Sunday 12 January 2014

Tynan slams Irish Water's €50 million consultancy spent

Workers Party councillor Ted Tynan has said that the new Irish Water company had become a magnet for profiteers and opportunists, many of them hoping to make a financial killing from the eventual privatisation of the public water system.

Cllr. Tynan said that while Fine Gael and the Labour Party had come to power on a platform of so-called reform, including the abolition of 145 Quangos, they had created a super-quango in Irish Water which had already engaged a raft of consultancy firms at a cost of €50 million to the taxpayers.

“It is not however only the issue of this huge sum of money paid to consultants that is deeply disturbing”, said Cllr. Tynan, “but the nature of the consultants and the previous roles most of them have played in privatisation of public assets, including water. Like vultures these consultants have come to pick on the bones of the public water system and are being paid a huge bounty in the process, a tab that will be put onto the consumers who already pay for water through taxation”.


Cllr. Tynan will be calling for the suspension of Standing Orders at a meeting of Cork City Council tomorrow evening (Monday) in order for the issue to be discussed.   He concluded by saying that the Irish Water debacle should be a wake-up call to householders. “It is not too late to stop water charges and the march of Irish Water in their tracks by halting the installation of water meters. This requires public resistance on a major scale but the alternative is to surrender to ever soaring charges and sale of a critical public asset”.

Thursday 9 January 2014

Government takes away key elderly / disabled grants


 The latest changes in eligibility criteria for home adaptation and mobility grants for the elderly and those with a disability have been condemned by Workers’ Party Councillor Ted Tynan.
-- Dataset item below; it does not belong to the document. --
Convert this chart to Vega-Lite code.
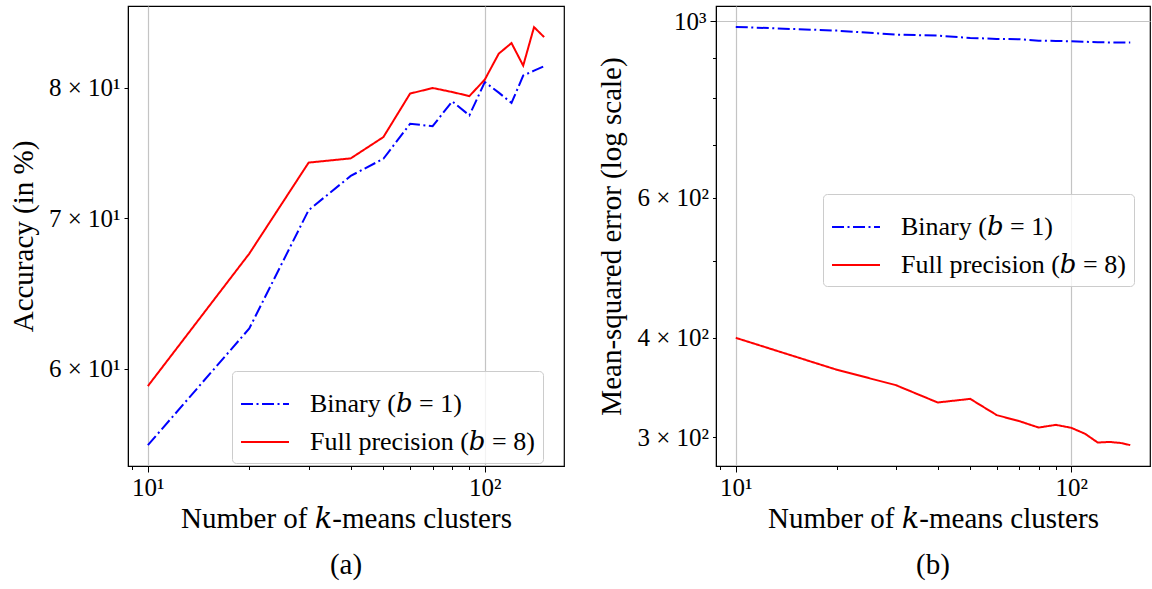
{
  "$schema": "https://vega.github.io/schema/vega-lite/v6.json",
  "padding": {"left": 8, "top": 5, "right": 0, "bottom": 0},
  "background": "white",
  "config": {
    "font": "Liberation Serif, DejaVu Serif",
    "view": {"stroke": "#000000", "strokeWidth": 1.2},
    "axis": {
      "labelFont": "Liberation Serif, DejaVu Serif",
      "titleFont": "Liberation Serif, DejaVu Serif",
      "labelColor": "#000000",
      "titleColor": "#000000",
      "domainColor": "#000000",
      "tickColor": "#000000",
      "titleFontWeight": "normal",
      "labelOverlap": false,
      "labelFlush": false,
      "labelFontSize": 25,
      "titleFontSize": 29,
      "gridColor": "#c4c4c4",
      "gridWidth": 1.2
    },
    "legend": {
      "labelFont": "Liberation Serif, DejaVu Serif",
      "labelFontSize": 26,
      "labelColor": "#000000",
      "labelLimit": 400
    },
    "title": {"font": "Liberation Serif", "fontSize": 29, "fontWeight": "normal", "color": "#000000"}
  },
  "datasets": {
    "accuracy": [
      {"k": 10, "series": "Binary (𝑏 = 1)", "value": 55.48},
      {"k": 20, "series": "Binary (𝑏 = 1)", "value": 62.52},
      {"k": 30, "series": "Binary (𝑏 = 1)", "value": 70.57},
      {"k": 40, "series": "Binary (𝑏 = 1)", "value": 73.09},
      {"k": 50, "series": "Binary (𝑏 = 1)", "value": 74.38},
      {"k": 60, "series": "Binary (𝑏 = 1)", "value": 77.09},
      {"k": 70, "series": "Binary (𝑏 = 1)", "value": 76.90},
      {"k": 80, "series": "Binary (𝑏 = 1)", "value": 78.88},
      {"k": 90, "series": "Binary (𝑏 = 1)", "value": 77.76},
      {"k": 100, "series": "Binary (𝑏 = 1)", "value": 80.46},
      {"k": 110, "series": "Binary (𝑏 = 1)", "value": 79.59},
      {"k": 120, "series": "Binary (𝑏 = 1)", "value": 78.75},
      {"k": 130, "series": "Binary (𝑏 = 1)", "value": 80.99},
      {"k": 140, "series": "Binary (𝑏 = 1)", "value": 81.40},
      {"k": 150, "series": "Binary (𝑏 = 1)", "value": 81.78},
      {"k": 10, "series": "Full precision (𝑏 = 8)", "value": 58.94},
      {"k": 20, "series": "Full precision (𝑏 = 8)", "value": 67.50},
      {"k": 30, "series": "Full precision (𝑏 = 8)", "value": 74.09},
      {"k": 40, "series": "Full precision (𝑏 = 8)", "value": 74.41},
      {"k": 50, "series": "Full precision (𝑏 = 8)", "value": 76.05},
      {"k": 60, "series": "Full precision (𝑏 = 8)", "value": 79.51},
      {"k": 70, "series": "Full precision (𝑏 = 8)", "value": 79.97},
      {"k": 80, "series": "Full precision (𝑏 = 8)", "value": 79.64},
      {"k": 90, "series": "Full precision (𝑏 = 8)", "value": 79.31},
      {"k": 100, "series": "Full precision (𝑏 = 8)", "value": 80.66},
      {"k": 110, "series": "Full precision (𝑏 = 8)", "value": 82.83},
      {"k": 120, "series": "Full precision (𝑏 = 8)", "value": 83.73},
      {"k": 130, "series": "Full precision (𝑏 = 8)", "value": 81.82},
      {"k": 140, "series": "Full precision (𝑏 = 8)", "value": 85.11},
      {"k": 150, "series": "Full precision (𝑏 = 8)", "value": 84.24}
    ],
    "mse": [
      {"k": 10, "series": "Binary (𝑏 = 1)", "value": 983.9},
      {"k": 20, "series": "Binary (𝑏 = 1)", "value": 973.4},
      {"k": 30, "series": "Binary (𝑏 = 1)", "value": 962.2},
      {"k": 40, "series": "Binary (𝑏 = 1)", "value": 959.4},
      {"k": 50, "series": "Binary (𝑏 = 1)", "value": 953.1},
      {"k": 60, "series": "Binary (𝑏 = 1)", "value": 950.3},
      {"k": 70, "series": "Binary (𝑏 = 1)", "value": 949.3},
      {"k": 80, "series": "Binary (𝑏 = 1)", "value": 945.6},
      {"k": 90, "series": "Binary (𝑏 = 1)", "value": 944.8},
      {"k": 100, "series": "Binary (𝑏 = 1)", "value": 943.7},
      {"k": 110, "series": "Binary (𝑏 = 1)", "value": 942.4},
      {"k": 120, "series": "Binary (𝑏 = 1)", "value": 941.3},
      {"k": 130, "series": "Binary (𝑏 = 1)", "value": 940.6},
      {"k": 140, "series": "Binary (𝑏 = 1)", "value": 940.2},
      {"k": 150, "series": "Binary (𝑏 = 1)", "value": 940.2},
      {"k": 10, "series": "Full precision (𝑏 = 8)", "value": 400.0},
      {"k": 20, "series": "Full precision (𝑏 = 8)", "value": 364.7},
      {"k": 30, "series": "Full precision (𝑏 = 8)", "value": 348.8},
      {"k": 40, "series": "Full precision (𝑏 = 8)", "value": 331.7},
      {"k": 50, "series": "Full precision (𝑏 = 8)", "value": 335.2},
      {"k": 60, "series": "Full precision (𝑏 = 8)", "value": 319.8},
      {"k": 70, "series": "Full precision (𝑏 = 8)", "value": 314.3},
      {"k": 80, "series": "Full precision (𝑏 = 8)", "value": 308.5},
      {"k": 90, "series": "Full precision (𝑏 = 8)", "value": 310.9},
      {"k": 100, "series": "Full precision (𝑏 = 8)", "value": 308.3},
      {"k": 110, "series": "Full precision (𝑏 = 8)", "value": 303.0},
      {"k": 120, "series": "Full precision (𝑏 = 8)", "value": 295.4},
      {"k": 130, "series": "Full precision (𝑏 = 8)", "value": 295.9},
      {"k": 140, "series": "Full precision (𝑏 = 8)", "value": 295.1},
      {"k": 150, "series": "Full precision (𝑏 = 8)", "value": 293.2}
    ]
  },
  "spacing": 32,
  "resolve": {
    "legend": {"color": "independent", "strokeDash": "independent"}
  },
  "hconcat": [
    {
      "width": 436,
      "height": 460,
      "data": {"name": "accuracy"},
      "title": {"text": "(a)", "orient": "bottom", "anchor": "middle", "offset": 18},
      "mark": {"type": "line", "strokeWidth": 2, "clip": true},
      "encoding": {
        "x": {
          "field": "k", "type": "quantitative",
          "scale": {"type": "log", "domain": [8.73, 171.8], "nice": false},
          "axis": {
            "title": "Number of 𝑘-means clusters",
            "values": [9, 10, 20, 30, 40, 50, 60, 70, 80, 90, 100],
            "labelExpr": "datum.value == 10 ? '10¹' : datum.value == 100 ? '10²' : ''",
            "grid": true,
            "gridOpacity": {"condition": {"test": "datum.value == 10 || datum.value == 100", "value": 1}, "value": 0},
            "tickSize": {"condition": {"test": "datum.value == 10 || datum.value == 100", "value": 6}, "value": 3.5},
            "labelPadding": 3,
            "titlePadding": 4
          }
        },
        "y": {
          "field": "value", "type": "quantitative",
          "scale": {"type": "log", "domain": [54.31, 86.97], "nice": false},
          "axis": {
            "title": "Accuracy (in %)",
            "values": [60, 70, 80],
            "labelExpr": "format(datum.value / 10, 'd') + ' × 10¹'",
            "grid": false,
            "tickSize": 4,
            "labelPadding": 4,
            "titlePadding": 10
          }
        },
        "color": {
          "field": "series", "type": "nominal",
          "scale": {"domain": ["Binary (𝑏 = 1)", "Full precision (𝑏 = 8)"], "range": ["#0000ff", "#ff0000"]},
          "legend": {
            "title": null, "orient": "none", "legendX": 104, "legendY": 365,
            "symbolType": "stroke", "symbolSize": 2300, "symbolStrokeWidth": 2,
            "labelOffset": 20, "rowPadding": -3, "padding": 8,
            "strokeColor": "#cccccc", "cornerRadius": 4, "fillColor": "rgba(255,255,255,0.8)"
          }
        },
        "strokeDash": {
          "field": "series", "type": "nominal",
          "scale": {"domain": ["Binary (𝑏 = 1)", "Full precision (𝑏 = 8)"], "range": [[12, 3.5, 2, 3.5], [1, 0]]},
          "legend": {
            "title": null, "orient": "none", "legendX": 104, "legendY": 365,
            "symbolType": "stroke", "symbolSize": 2300, "symbolStrokeWidth": 2,
            "labelOffset": 20, "rowPadding": -3, "padding": 8,
            "strokeColor": "#cccccc", "cornerRadius": 4, "fillColor": "rgba(255,255,255,0.8)"
          }
        }
      }
    },
    {
      "width": 434,
      "height": 460,
      "data": {"name": "mse"},
      "title": {"text": "(b)", "orient": "bottom", "anchor": "middle", "offset": 18},
      "mark": {"type": "line", "strokeWidth": 2, "clip": true},
      "encoding": {
        "x": {
          "field": "k", "type": "quantitative",
          "scale": {"type": "log", "domain": [8.73, 171.8], "nice": false},
          "axis": {
            "title": "Number of 𝑘-means clusters",
            "values": [9, 10, 20, 30, 40, 50, 60, 70, 80, 90, 100],
            "labelExpr": "datum.value == 10 ? '10¹' : datum.value == 100 ? '10²' : ''",
            "grid": true,
            "gridOpacity": {"condition": {"test": "datum.value == 10 || datum.value == 100", "value": 1}, "value": 0},
            "tickSize": {"condition": {"test": "datum.value == 10 || datum.value == 100", "value": 6}, "value": 3.5},
            "labelPadding": 3,
            "titlePadding": 4
          }
        },
        "y": {
          "field": "value", "type": "quantitative",
          "scale": {"type": "log", "domain": [276.0, 1045.3], "nice": false},
          "axis": {
            "title": "Mean-squared error (log scale)",
            "values": [300, 400, 500, 600, 700, 800, 900, 1000],
            "labelExpr": "datum.value == 1000 ? '10³' : (datum.value == 300 || datum.value == 400 || datum.value == 600) ? format(datum.value / 100, 'd') + ' × 10²' : ''",
            "grid": true,
            "gridOpacity": {"condition": {"test": "datum.value == 1000", "value": 1}, "value": 0},
            "tickSize": {"condition": {"test": "datum.value == 1000", "value": 6}, "value": 3.5},
            "labelPadding": 4,
            "titlePadding": 10
          }
        },
        "color": {
          "field": "series", "type": "nominal",
          "scale": {"domain": ["Binary (𝑏 = 1)", "Full precision (𝑏 = 8)"], "range": ["#0000ff", "#ff0000"]},
          "legend": {
            "title": null, "orient": "none", "legendX": 107, "legendY": 188,
            "symbolType": "stroke", "symbolSize": 2300, "symbolStrokeWidth": 2,
            "labelOffset": 20, "rowPadding": -3, "padding": 8,
            "strokeColor": "#cccccc", "cornerRadius": 4, "fillColor": "rgba(255,255,255,0.8)"
          }
        },
        "strokeDash": {
          "field": "series", "type": "nominal",
          "scale": {"domain": ["Binary (𝑏 = 1)", "Full precision (𝑏 = 8)"], "range": [[12, 3.5, 2, 3.5], [1, 0]]},
          "legend": {
            "title": null, "orient": "none", "legendX": 107, "legendY": 188,
            "symbolType": "stroke", "symbolSize": 2300, "symbolStrokeWidth": 2,
            "labelOffset": 20, "rowPadding": -3, "padding": 8,
            "strokeColor": "#cccccc", "cornerRadius": 4, "fillColor": "rgba(255,255,255,0.8)"
          }
        }
      }
    }
  ]
}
The Mayfield councillor said that the government had come like a thief in the night on New Year’s Eve to bring in the new rules, which will make it harder for people to qualify for grants to adapt their homes and would affect three key areas of assistance:  the home adaptation grant for disabled people, the housing adaptation grant for the elderly, and mobility aid grant scheme.

Cllr. Tynan said that after all the hype about the departure of the Troika and the so-called regaining of Irish sovereignty it was clear that nothing had changed in relation to austerity and cuts to the most basic of services.  “The Troika maybe gone”, said Cllr. Tynan, “but the culture of vicious attacks on the most vulnerable remain and will continue under the Fine Gael & Labour coalition”.